The website for Smoking Words — the University program started in 2001 to track and curb student tobacco use — raises legitimate concerns about the ethics of using tobacco products. It’s an industry riddled with the exploitation of child labor, but the solution lies within the consumer, not the University.
While ignorance is no excuse for funding morally bankrupt companies, the University should not ban an FDA-regulated product that many students use to get through their day. One student’s cup of coffee is another student’s smoke break.

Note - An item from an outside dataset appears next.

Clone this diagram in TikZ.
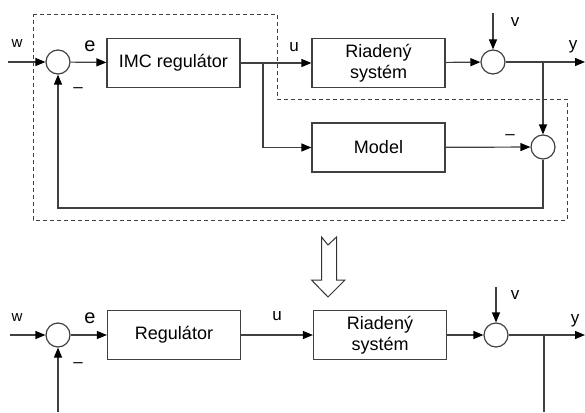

Since it’s the consumer’s responsibility to research the product he uses, it follows that the consumer should use that product in a responsible way. Consider the plight of an impulsive student skateboarder. Said student could use his skateboard to do a totally sick grind on the railings outside Lockett, or he could understand there’s an unspoken agreement between himself and the
University that forbids him from doing so.
Just as the skateboarder should know not to perform tricks while riding to class, smokers should know not to smoke near non-smokers. The current situation only leads to students undermining the authority of the University.
This is where a partial University smoking ban comes into play. If the University bans smoking in all but a few, avoidable areas instead of the entire campus, then everyone wins. Students and staff won’t resort to breaking University regulations, and non-smokers can escape the miasma of harmful nicotine clouds.
Of course, it is of utmost importance for the University to keep the student body safe, but there is only so much baby-proofing a University should do to save students from themselves.
Michael Frank is a 22-year-old political science and English senior from New Orleans, Louisiana.